Gemeinsam mit Präsident Santos, der die gleiche Auszeichnung im Jahr zuvor erhalten hat, wird die Bundeskanzlerin vor Hunderten von Jugendlichen von IHREM Europa sprechen. Ein Europa das auch heute noch konfrontiert ist mit seinen inneren und äußeren Unterschieden und darum ringt, eine mögliche Einheit zu finden. Vor wenigen Tagen hat Papst Franziskus in seiner letzten Ansprache „Freut Euch und Jubelt“ von der Heiligung jeden Tages gesprochen, ein scheinbarer Gegensatz. Aber er verdeutlicht uns die Idee des Papstes, der uns auf das Heil und die Nähe zum Nächsten aufmerksam machen will, indem er einen Jeden von uns zu kleinen freundlichen Gesten für die Menschen die uns tagtäglich begegnen, inspirieren will. Es sind wohl diese kleinen Zeichen, die uns ermöglichen die Unterschiede, die uns nicht gestatten den Menschen dahinter zu betrachten, zu überwinden.
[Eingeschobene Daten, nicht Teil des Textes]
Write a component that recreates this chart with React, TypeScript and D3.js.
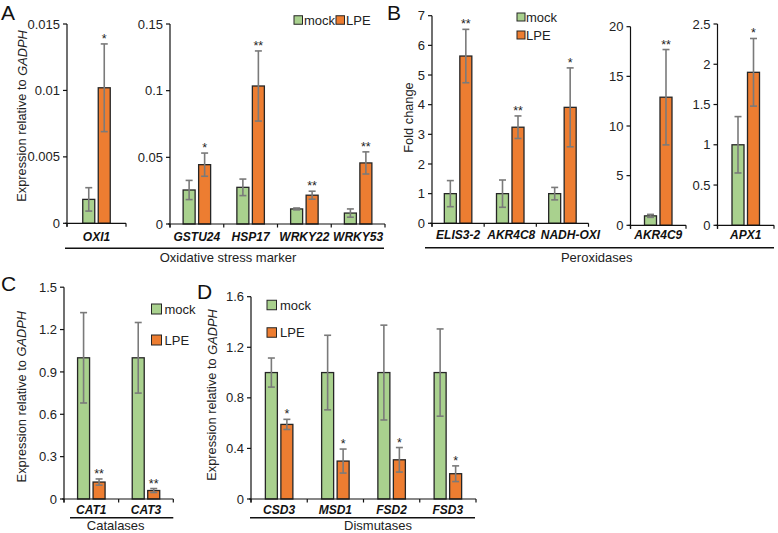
import React from 'react';
import * as d3 from 'd3';

const FONT = '"Liberation Sans", Arial, Helvetica, sans-serif';
const GREEN = '#a9d18e';
const ORANGE = '#ed7d31';
const EDGE = '#262626';
const ERR = '#7a7a7a';

// ---------- DATA ----------
// Panel A (left): OXI1
const aCats1 = ['OXI1'];
const aMock1 = [0.0018];
const aMockErr1 = [0.00088];
const aLpe1 = [0.0102];
const aLpeErr1 = [0.0033];
const aSig1 = ['*'];
const aTicks1 = [0, 0.005, 0.01, 0.015];
const aTickLabels1 = ['0', '0.005', '0.01', '0.015'];

// Panel A (right)
const aCats2 = ['GSTU24', 'HSP17', 'WRKY22', 'WRKY53'];
const aMock2 = [0.0255, 0.0275, 0.0113, 0.0082];
const aMockErr2 = [0.0072, 0.0062, 0.0007, 0.0031];
const aLpe2 = [0.0445, 0.1035, 0.0216, 0.0458];
const aLpeErr2 = [0.0087, 0.0263, 0.003, 0.0083];
const aSig2 = ['*', '**', '**', '**'];
const aTicks2 = [0, 0.05, 0.1, 0.15];
const aTickLabels2 = ['0', '0.05', '0.1', '0.15'];

// Panel B
const bCats1 = ['ELIS3-2', 'AKR4C8', 'NADH-OXI'];
const bMock1 = [1, 1, 1];
const bMockErr1 = [0.44, 0.46, 0.21];
const bLpe1 = [5.64, 3.24, 3.91];
const bLpeErr1 = [0.9, 0.38, 1.33];
const bSig1 = ['**', '**', '*'];
const bTicks1 = [0, 1, 2, 3, 4, 5, 6, 7];
const bTickLabels1 = ['0', '1', '2', '3', '4', '5', '6', '7'];

const bCats2 = ['AKR4C9'];
const bMock2 = [0.95];
const bMockErr2 = [0.15];
const bLpe2 = [12.9];
const bLpeErr2 = [4.8];
const bSig2 = ['**'];
const bTicks2 = [0, 5, 10, 15, 20];
const bTickLabels2 = ['0', '5', '10', '15', '20'];

const bCats3 = ['APX1'];
const bMock3 = [1.0];
const bMockErr3 = [0.35];
const bLpe3 = [1.9];
const bLpeErr3 = [0.42];
const bSig3 = ['*'];
const bTicks3 = [0, 0.5, 1, 1.5, 2, 2.5];
const bTickLabels3 = ['0', '0.5', '1', '1.5', '2', '2.5'];

// Panel C
const cCats = ['CAT1', 'CAT3'];
const cMock = [1, 1];
const cMockErr = [0.32, 0.25];
const cLpe = [0.12, 0.06];
const cLpeErr = [0.022, 0.014];
const cSig = ['**', '**'];
const cTicks = [0, 0.3, 0.6, 0.9, 1.2, 1.5];
const cTickLabels = ['0', '0.3', '0.6', '0.9', '1.2', '1.5'];

// Panel D
const dCats = ['CSD3', 'MSD1', 'FSD2', 'FSD3'];
const dMock = [1, 1, 1, 1];
const dMockErr = [0.115, 0.295, 0.375, 0.345];
const dLpe = [0.59, 0.3, 0.31, 0.2];
const dLpeErr = [0.04, 0.095, 0.097, 0.062];
const dSig = ['*', '*', '*', '*'];
const dTicks = [0, 0.4, 0.8, 1.2, 1.6];
const dTickLabels = ['0', '0.4', '0.8', '1.2', '1.6'];

const legendLabels = ['mock', 'LPE'];

type SubProps = {
  cats: string[]; mock: number[]; mockErr: number[]; lpe: number[]; lpeErr: number[]; sig: string[];
  ticks: number[]; tickLabels: string[];
  x0: number; x1: number; yBase: number; yTop: number; labelY: number; labelDx?: number[];
};

function Sub(p: SubProps) {
  const y = d3.scaleLinear().domain([p.ticks[0], p.ticks[p.ticks.length - 1]]).range([p.yBase, p.yTop]);
  const x = d3.scaleBand().domain(p.cats).range([p.x0, p.x1]);
  const bw = 12;
  const off = 7.75;
  const bounds = [...p.cats.map((c) => x(c) as number), p.x1];
  const bar = (cx: number, v: number, e: number, fill: string, key: string, star?: string) => (
    <g key={key}>
      <rect x={cx - bw / 2} y={y(v)} width={bw} height={p.yBase - y(v)} fill={fill} stroke={EDGE} strokeWidth={1.3} />
      <line x1={cx} x2={cx} y1={y(v + e)} y2={y(Math.max(0, v - e))} stroke={ERR} strokeWidth={1.6} />
      <line x1={cx - 3.5} x2={cx + 3.5} y1={y(v + e)} y2={y(v + e)} stroke={ERR} strokeWidth={1.6} />
      <line x1={cx - 3.5} x2={cx + 3.5} y1={y(Math.max(0, v - e))} y2={y(Math.max(0, v - e))} stroke={ERR} strokeWidth={1.6} />
      {star ? (
        <text x={cx} y={y(v + e) - 1} fontSize={12.5} textAnchor="middle" fill="#222">{star}</text>
      ) : null}
    </g>
  );
  return (
    <g>
      {p.cats.map((c, i) => {
        const cc = (x(c) as number) + x.bandwidth() / 2;
        const dx = p.labelDx ? p.labelDx[i] : 0;
        return (
          <g key={c}>
            {bar(cc - off, p.mock[i], p.mockErr[i], GREEN, 'm')}
            {bar(cc + off, p.lpe[i], p.lpeErr[i], ORANGE, 'l', p.sig[i])}
            <text x={cc + dx} y={p.labelY + 4.3} fontSize={12} fontWeight="bold" fontStyle="italic" textAnchor="middle" fill="#111">{c}</text>
          </g>
        );
      })}
      {/* y axis */}
      <line x1={p.x0} x2={p.x0} y1={p.yTop} y2={p.yBase + 3.5} stroke="#111" strokeWidth={1.2} />
      {p.ticks.map((t, i) => (
        <g key={'t' + i}>
          <line x1={p.x0 - 4} x2={p.x0} y1={y(t)} y2={y(t)} stroke="#111" strokeWidth={1.2} />
          <text x={p.x0 - 7} y={y(t) + 4.6} fontSize={13} textAnchor="end" fill="#222">{p.tickLabels[i]}</text>
        </g>
      ))}
      {/* x axis */}
      <line x1={p.x0 - 2} x2={p.x1} y1={p.yBase} y2={p.yBase} stroke="#111" strokeWidth={1.2} />
      {bounds.map((b, i) => (
        <line key={'b' + i} x1={b} x2={b} y1={p.yBase} y2={p.yBase + 3.5} stroke="#111" strokeWidth={1.2} />
      ))}
    </g>
  );
}

function YLabel({ x, y, children }: { x: number; y: number; children: React.ReactNode }) {
  return (
    <text transform={`translate(${x},${y}) rotate(-90)`} fontSize={12.8} textAnchor="middle" dominantBaseline="central" fill="#222">
      {children}
    </text>
  );
}

function LegendItem({ x, y, size, textX, color, label }: { x: number; y: number; size: number; textX: number; color: string; label: string }) {
  return (
    <g>
      <rect x={x} y={y - size / 2} width={size} height={size} fill={color} stroke={EDGE} strokeWidth={1} />
      <text x={textX} y={y + 4.6} fontSize={13} fill="#222">{label}</text>
    </g>
  );
}

function Group({ x1, x2, y, text, tx, ty }: { x1: number; x2: number; y: number; text: string; tx: number; ty: number }) {
  return (
    <g>
      <line x1={x1} x2={x2} y1={y} y2={y} stroke="#111" strokeWidth={1.6} />
      <text x={tx} y={ty + 4.5} fontSize={13} textAnchor="middle" fill="#222">{text}</text>
    </g>
  );
}

export default function App() {
  return (
    <svg width={778} height={533} style={{ position: 'absolute', left: 0, top: 0, background: '#fff' }} fontFamily={FONT}>
      <rect width={778} height={533} fill="#fff" />
      {/* Panel letters */}
      <text x={1} y={20} fontSize={21} fill="#111">A</text>
      <text x={387} y={20} fontSize={21} fill="#111">B</text>
      <text x={1} y={291} fontSize={21} fill="#111">C</text>
      <text x={197} y={299} fontSize={21} fill="#111">D</text>

      {/* Panel A */}
      <YLabel x={21.5} y={116}>Expression relative to <tspan fontStyle="italic">GADPH</tspan></YLabel>
      <Sub cats={aCats1} mock={aMock1} mockErr={aMockErr1} lpe={aLpe1} lpeErr={aLpeErr1} sig={aSig1}
        ticks={aTicks1} tickLabels={aTickLabels1} x0={67} x1={126} yBase={223.3} yTop={24} labelY={236.7} />
      <Sub cats={aCats2} mock={aMock2} mockErr={aMockErr2} lpe={aLpe2} lpeErr={aLpeErr2} sig={aSig2}
        ticks={aTicks2} tickLabels={aTickLabels2} x0={170} x1={385} yBase={224} yTop={24} labelY={236.7} />
      <LegendItem x={294} y={20} size={8.5} textX={304} color={GREEN} label={legendLabels[0]} />
      <LegendItem x={336} y={20} size={8.5} textX={346} color={ORANGE} label={legendLabels[1]} />
      <Group x1={65} x2={384} y={248.3} text="Oxidative stress marker" tx={228} ty={257.5} />

      {/* Panel B */}
      <YLabel x={408.5} y={117.5}>Fold change</YLabel>
      <Sub cats={bCats1} mock={bMock1} mockErr={bMockErr1} lpe={bLpe1} lpeErr={bLpeErr1} sig={bSig1}
        ticks={bTicks1} tickLabels={bTickLabels1} x0={432} x1={588.5} yBase={223.3} yTop={15.7} labelY={235} labelDx={[0, 1, 8]} />
      <Sub cats={bCats2} mock={bMock2} mockErr={bMockErr2} lpe={bLpe2} lpeErr={bLpeErr2} sig={bSig2}
        ticks={bTicks2} tickLabels={bTickLabels2} x0={630.5} x1={686} yBase={225.3} yTop={26.7} labelY={235} />
      <Sub cats={bCats3} mock={bMock3} mockErr={bMockErr3} lpe={bLpe3} lpeErr={bLpeErr3} sig={bSig3}
        ticks={bTicks3} tickLabels={bTickLabels3} x0={717.5} x1={774} yBase={225.3} yTop={24} labelY={235} />
      <LegendItem x={517} y={17} size={8} textX={526} color={GREEN} label={legendLabels[0]} />
      <LegendItem x={517} y={35} size={8} textX={526} color={ORANGE} label={legendLabels[1]} />
      <Group x1={425} x2={774} y={247.7} text="Peroxidases" tx={596.7} ty={257.5} />

      {/* Panel C */}
      <YLabel x={21} y={396.7}>Expression relative to <tspan fontStyle="italic">GADPH</tspan></YLabel>
      <Sub cats={cCats} mock={cMock} mockErr={cMockErr} lpe={cLpe} lpeErr={cLpeErr} sig={cSig}
        ticks={cTicks} tickLabels={cTickLabels} x0={64} x1={173.3} yBase={499} yTop={287.2} labelY={509.3} />
      <LegendItem x={151.5} y={309} size={10} textX={164.5} color={GREEN} label={legendLabels[0]} />
      <LegendItem x={151.5} y={340} size={10} textX={164.5} color={ORANGE} label={legendLabels[1]} />
      <Group x1={70} x2={173.3} y={517.7} text="Catalases" tx={115.7} ty={525.8} />

      {/* Panel D */}
      <YLabel x={211.7} y={395}>Expression relative to <tspan fontStyle="italic">GADPH</tspan></YLabel>
      <Sub cats={dCats} mock={dMock} mockErr={dMockErr} lpe={dLpe} lpeErr={dLpeErr} sig={dSig}
        ticks={dTicks} tickLabels={dTickLabels} x0={251} x1={476} yBase={499} yTop={296.7} labelY={509.8} />
      <LegendItem x={267} y={305} size={9.5} textX={280} color={GREEN} label={legendLabels[0]} />
      <LegendItem x={267} y={332.5} size={9.5} textX={280} color={ORANGE} label={legendLabels[1]} />
      <Group x1={250} x2={475} y={517.7} text="Dismutases" tx={378} ty={525.8} />
    </svg>
  );
}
Unterschiede“ heißt das diesjährige Motto dieser Veranstaltung. „Die Unterschiedlichkeit“, schreibt der amerikanische Philosoph Charles Taylor ist Teil der Welt in der wir als Abbild Gottes geschaffen worden sind! (La modernità della religione, tr. it., Meltemi, Roma 2004, pp. 82-83)
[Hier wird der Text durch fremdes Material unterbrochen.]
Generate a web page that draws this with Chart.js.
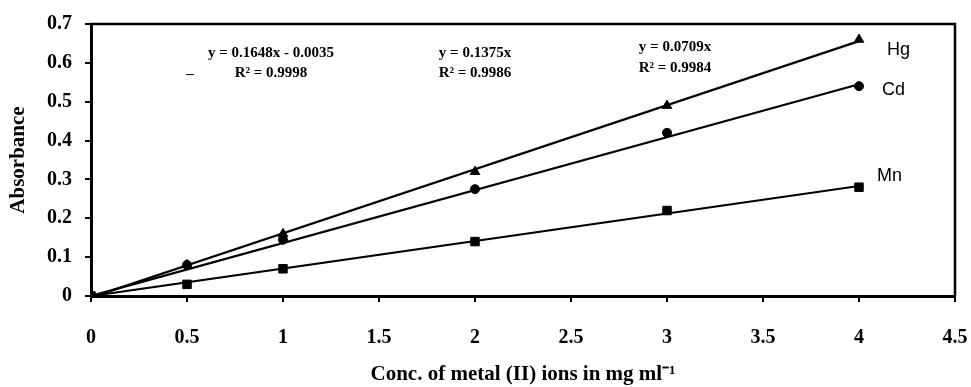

Die Gegensätzlichkeit der Begriffe und Ansichten führt uns zu der Annahme, dass Unterschiede, gerade weil sie unbestreitbar sind, die Möglichkeit menschlicher Beziehungen untergraben. Somit wären authentische Beziehungen nur von „kurzen Dauer, leichtfertig und nicht sehr verantwortungsbewusst. Wenn wir aber dieses vorherrschende Stereotyp verlassen, und uns auf die Idee eines Miteinanders konzentrieren, nicht der Bequemlichkeit der Interessen und der Schmeichelei der Rechtfertigung ausgesetzt, eröffnet sich ein völlig anderes Blickfeld. Die Blickrichtung zum Nächsten verändert sich grundlegend, weil sie ihre Legitimität aus der transzendentalen Natur des Gemeinwohls und aus der Würde der menschlichen Person bezieht.
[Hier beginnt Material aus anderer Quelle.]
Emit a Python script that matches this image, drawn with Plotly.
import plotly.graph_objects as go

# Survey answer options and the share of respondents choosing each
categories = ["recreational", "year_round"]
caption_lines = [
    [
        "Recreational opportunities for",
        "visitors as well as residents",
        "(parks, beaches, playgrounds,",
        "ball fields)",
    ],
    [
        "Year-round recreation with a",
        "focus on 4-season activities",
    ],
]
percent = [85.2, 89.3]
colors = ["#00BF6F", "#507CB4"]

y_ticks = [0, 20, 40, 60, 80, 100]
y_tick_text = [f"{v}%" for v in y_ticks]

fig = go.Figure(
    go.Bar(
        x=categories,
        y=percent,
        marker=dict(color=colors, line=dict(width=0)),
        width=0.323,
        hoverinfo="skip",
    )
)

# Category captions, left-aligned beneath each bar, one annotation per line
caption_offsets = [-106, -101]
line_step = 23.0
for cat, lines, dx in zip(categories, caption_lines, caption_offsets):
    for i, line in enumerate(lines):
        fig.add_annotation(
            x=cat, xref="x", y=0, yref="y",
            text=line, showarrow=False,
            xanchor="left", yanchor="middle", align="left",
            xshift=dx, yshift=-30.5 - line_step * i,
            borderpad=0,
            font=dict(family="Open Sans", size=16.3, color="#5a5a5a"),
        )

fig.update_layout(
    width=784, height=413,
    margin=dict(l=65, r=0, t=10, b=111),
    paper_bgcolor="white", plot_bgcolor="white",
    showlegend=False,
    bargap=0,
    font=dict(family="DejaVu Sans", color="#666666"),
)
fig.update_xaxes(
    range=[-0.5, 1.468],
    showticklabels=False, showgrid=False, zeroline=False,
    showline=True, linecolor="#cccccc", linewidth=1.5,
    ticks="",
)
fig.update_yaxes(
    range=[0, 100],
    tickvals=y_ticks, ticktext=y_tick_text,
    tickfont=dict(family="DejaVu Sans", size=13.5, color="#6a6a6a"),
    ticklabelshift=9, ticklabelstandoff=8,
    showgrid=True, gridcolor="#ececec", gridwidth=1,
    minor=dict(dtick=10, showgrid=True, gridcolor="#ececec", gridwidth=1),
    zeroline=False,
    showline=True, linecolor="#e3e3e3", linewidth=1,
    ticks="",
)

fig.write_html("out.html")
Die Motivation unserer Begegnung in Assisi rührt nicht von unserer eigenen Initiative, sondern sie stammt aus den Briefen, die der Heilige Franziskus an die „Lenker der Völker“ schrieb. Eine Ermahnung für die Führer, um sie an ihre Aufgabe zu erinnern, dass sie im Dienst für das arme Volk bestellt sind. Das ist es, worauf wir nach 800 Jahren immer noch hoffen: Dass die Herrscher von gestern, heute und morgen nicht abweichen mögen von Gottes Geboten!

Dass der heilige Franziskus uns beschütze und unseren Weg erleuchte!